Certain large moths called whisper moths are dried out and smoked like expensive cigars, providing a range of sensations from a mild buzz to frightening hallucinations.
Centaurpedes crawl the walls of the cavern, dropping unexpectedly onto the islands from time to time to attack villages using spider woven ropes to climb back up with their captives. But they fear the water and only venture down rarely. They are a barbarian culture, and more often war amongst themselves. Their slaves live in the spider woven netways and often come to enjoy their life above the moon if their master is not cruel. They enjoy freedoms not given to normal slaves.
The spiders the Centaurpedes use are tiny but incredibly numerous, and easy for them to train. Some even wear the spiders as a living robe.
Knives, razors, arrowheads are made from the shells of the glass snails that infest the waters near the islands
+Arnold K. But the Prophecies of the Didactic Mollusk-Kings, who thrive in the warm upwelling waters surrounding the volcanic islands of Utter Phrang, say that the moon is not a satellite or planetoid, but rather a gigantic egg.

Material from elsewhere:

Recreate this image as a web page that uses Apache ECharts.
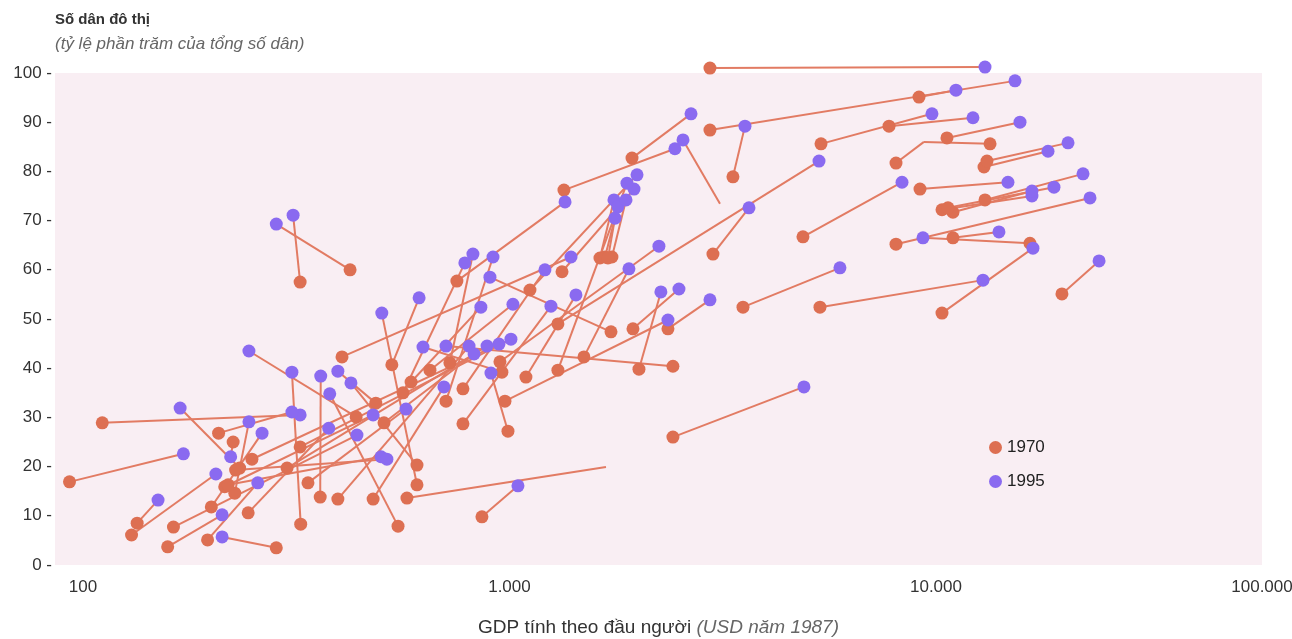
<!DOCTYPE html>
<html>
<head>
<meta charset="utf-8">
<script src="https://cdn.jsdelivr.net/npm/echarts@6/dist/echarts.min.js"></script>
<style>
html,body{margin:0;padding:0;background:#fff;}
#chart{width:1292px;height:639px;}
</style>
</head>
<body>
<div id="chart"></div>
<script>
// GDP per capita (USD 1987) and urban population share (%) for each country, 1970 and 1995
const gdp1970 = [2952,2952,9125,3342,5376,7761,10610,13390,8059,12960,13170,4877,9174,10330,10960,13030,10670,8059,10960,16610,10330,5346,19740,3528,3000,1299,1938,1342,3116,2417,862,575,1630,1675,1739,1702,753,1328,1299,1117,950,405,778,1495,725,563,710,1730,1093,2012,1948,2353,976,588,651,778,530,607,437,324,360,486,607,548,960,2417,396,508,301,249,323,479,992,337,215,233,111,208,227,200,244,163,93,284,134,130,158,196,225,219,228,323,423];
const urban1970 = [101.0,88.4,95.1,78.9,85.6,89.2,86.8,85.6,81.7,80.9,82.1,66.7,76.4,72.2,71.7,74.2,72.6,65.2,66.5,65.4,51.2,52.4,55.1,52.4,63.2,49.0,82.7,76.2,73.4,26.0,9.8,13.6,62.4,62.6,62.6,62.4,57.7,59.6,39.6,55.9,41.3,42.3,35.8,42.3,41.1,35.0,33.3,47.4,38.2,39.8,48.0,48.0,33.3,37.2,39.6,28.7,40.7,16.3,30.1,8.3,13.8,32.9,20.3,7.9,39.2,40.4,13.4,28.9,19.7,21.5,24.0,13.4,27.2,16.7,15.9,19.7,28.9,26.8,14.6,11.8,10.6,7.7,16.9,3.5,8.5,6.1,3.7,5.1,25.0,16.3,19.3,57.5,60.0];
const gdp1995 = [13030,15320,11140,3566,9786,12210,15740,9371,9371,18310,20400,8325,14750,16790,16790,22120,18910,22970,14050,9322,16880,12890,24120,5955,3644,5318,2665,2443,2552,4903,1047,1684,1758,1796,1876,1768,1350,1959,1886,1991,2241,1394,1211,1906,821,786,915,900,1432,2265,2497,2952,2353,857,1019,1251,614,502,245,309,361,396,425,379,627,710,804,826,886,945,1008,702,905,572,479,169,323,309,245,263,377,439,172,212,150,205,212,257,222,500,516,311,284];
const urban1995 = [101.2,98.4,96.5,89.2,91.7,90.9,90.0,86.0,86.0,84.1,85.8,77.8,77.8,75.0,76.0,79.5,76.8,74.6,67.7,66.5,64.4,57.9,61.8,60.4,72.6,82.1,91.7,84.6,86.4,36.2,16.1,19.9,74.2,72.8,74.2,70.5,73.8,76.4,77.6,79.3,64.8,62.6,60.0,60.2,63.2,61.4,62.6,58.5,54.9,55.5,56.1,53.9,49.8,52.4,53.0,52.6,54.3,51.2,43.5,39.2,38.4,39.4,37.0,34.8,44.3,44.5,44.5,42.9,44.5,44.9,45.9,36.2,39.0,31.7,30.5,31.9,30.5,31.1,29.1,26.8,27.8,26.4,22.6,5.7,13.2,18.5,10.2,16.7,22.0,22.0,21.5,71.1,69.3];
// entries whose dot is not printed in the original (only the connecting line is)
const noDot1970 = [28];
const noDot1995 = [7, 8, 31];
const yearLabels = ['1970', '1995'];
const yTicks = [0, 10, 20, 30, 40, 50, 60, 70, 80, 90, 100];

const FONT = '"Liberation Sans", Arial, Helvetica, sans-serif';
const C70 = '#dd6f52', C95 = '#8a6af0', CLINE = '#e27b63';

const linesData = gdp1970.map((g, i) => ({coords: [[g, urban1970[i]], [gdp1995[i], urban1995[i]]]}));
const pts70 = gdp1970.map((g, i) => [g, urban1970[i]]).filter((_, i) => noDot1970.indexOf(i) < 0);
const pts95 = gdp1995.map((g, i) => [g, urban1995[i]]).filter((_, i) => noDot1995.indexOf(i) < 0);

function fmtX(v) {
  const l = Math.log10(v);
  if (Math.abs(l - Math.round(l)) < 1e-6) {
    return String(Math.round(v)).replace(/\B(?=(\d{3})+(?!\d))/g, '.');
  }
  if (v > 50000) return '100.000';
  return '';
}

const chart = echarts.init(document.getElementById('chart'), null, {renderer: 'canvas'});
chart.setOption({
  animation: false,
  backgroundColor: '#ffffff',
  textStyle: {fontFamily: FONT},
  title: {
    left: 50, top: 7, itemGap: 9,
    text: 'Số dân đô thị',
    textStyle: {fontSize: 15, fontWeight: 'bold', color: '#333', fontFamily: FONT},
    subtext: '(tỷ lệ phần trăm của tổng số dân)',
    subtextStyle: {fontSize: 17, fontStyle: 'italic', color: '#666', fontFamily: FONT}
  },
  legend: {
    data: yearLabels,
    orient: 'vertical',
    left: 984, top: 434,
    icon: 'circle', itemWidth: 13, itemHeight: 13, itemGap: 17,
    textStyle: {fontSize: 17, color: '#222', fontFamily: FONT}
  },
  grid: {
    left: 55, right: 30, top: 73, bottom: 74,
    outerBoundsMode: 'none', containLabel: false,
    show: true, backgroundColor: '#f9eef3', borderWidth: 0
  },
  xAxis: {
    type: 'log', logBase: 10, min: 86, max: 58130,
    axisLine: {show: false}, axisTick: {show: false}, splitLine: {show: false},
    axisLabel: {formatter: fmtX, fontSize: 17, color: '#333', margin: 14, fontFamily: FONT, showMinLabel: true, showMaxLabel: true},
    name: 'GDP tính theo đầu người {i|(USD năm 1987)}',
    nameLocation: 'middle', nameGap: 53,
    nameTextStyle: {fontSize: 19, color: '#333', fontFamily: FONT,
      rich: {i: {fontSize: 19, fontStyle: 'italic', color: '#666', fontFamily: FONT}}}
  },
  yAxis: {
    type: 'value', min: yTicks[0], max: yTicks[yTicks.length - 1], interval: 10,
    axisLine: {show: false}, axisTick: {show: false}, splitLine: {show: false},
    axisLabel: {formatter: '{value} -', fontSize: 17, color: '#333', margin: 3, fontFamily: FONT}
  },
  series: [
    {
      type: 'lines', coordinateSystem: 'cartesian2d', clip: false, silent: true,
      lineStyle: {color: CLINE, width: 2, opacity: 1, curveness: 0},
      data: linesData, z: 2
    },
    {
      name: yearLabels[0], type: 'scatter', data: pts70, clip: false,
      symbol: 'circle', symbolSize: 13, itemStyle: {color: C70, opacity: 1}, z: 3
    },
    {
      name: yearLabels[1], type: 'scatter', data: pts95, clip: false,
      symbol: 'circle', symbolSize: 13, itemStyle: {color: C95, opacity: 1}, z: 4
    }
  ]
});
</script>
</body>
</html>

If they are to be believed, when the egg brightens and the Great Prophecy Engine of Yithique marks high Amber in the 12th ward, a thousand times a thousand void worms will free and devour the future.
Now, if only someone could figure out how to read the Prophecy Engine, or knew what a void worm was ...
Staple crop is a kind of starchy kelp bred into a quasi grain, like maize. It's farmed in shallows and lagoons. Yellow-white pleurotus mushrooms are farmed on land, (on chitin) to round out the vegetable diet. Mostly things eat meat.
Most beings, if they survive to old age, show signs of iron overload due to the chains' effect on the area - old albinos and Olm develop a bronze sheen, and arthritis is common. Alcoholism kills your liver twice as quickly as usual. Similarly, scurvy and weak bones from vitamin D deficiency are the norm, though perhaps mitigated by the busy trading that goes on.
Most people drink some kind of distilled kombucha brewed with moonflower.